Petitioner-appellant Raouf Malak appeals the January 29, 2004 order of the United States District Court for the Southern District of New York (Duffy, J.), denying Malak’s petition to compel arbitration against Bear Stearns Securities Corp. (sued as “Bear Sterns Securities Corp.”), Valetin Manglapus, and Bear Stearns & Co., Inc. (collectively, “Bear Stearns”). Malak contends that the district court erred in concluding that Malak’s dispute with Bear Stearns was not arbitrable under National Association of Securities Dealers Dispute Resolution Code Section 10301(a) (“Rule 10301(a)”).
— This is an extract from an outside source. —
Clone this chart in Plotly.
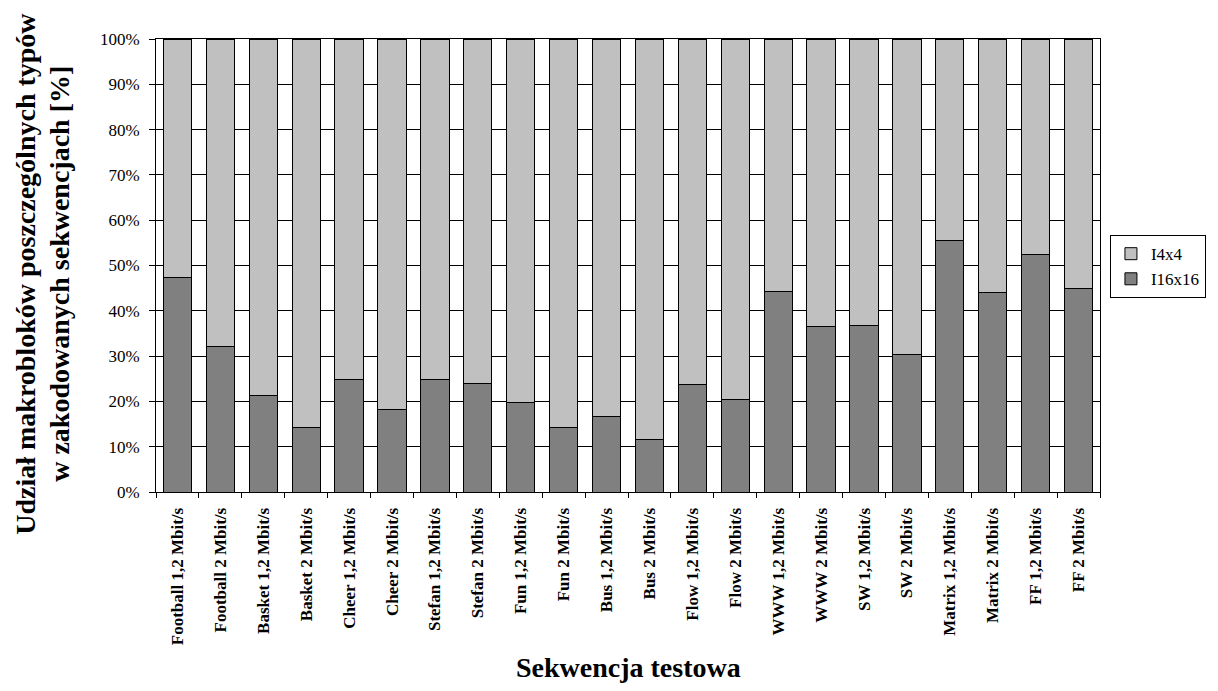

We assume that the parties are familiar with the facts, the procedural context, and specification of the appellate issues.

To compel arbitration under Rule 10301(a), Malak must establish: (i) that he is a “customer” of Bear Stearns (or some person “associated” with Bear Stearns); and (ii) that his claims arise in connection with Bear Stearns’ (or the associated person’s) activities. John Hancock Life Ins. Co. v. Wilson, 254 F.3d 48, 58 (2d Cir. 2001). “[Wjhere investors pool their funds and relinquish all investment authority to a third party who deals with an NASD broker, that third-party, not the investors, will normally be the broker’s customer.” Bensadoun v. Jobe-Riat, 316 F.3d 171, 178 (2d Cir.2003). Malak concedes that he pooled his investments in a fund to be managed by a third party, who retained complete control over Malak’s investments throughout the relevant time period. She, therefore, not Malak, was Bear Stearns’ “customer” for purposes of Rule 10301(a).

*643For the reasons set forth above, the judgment of the district court is hereby AFFIRMED.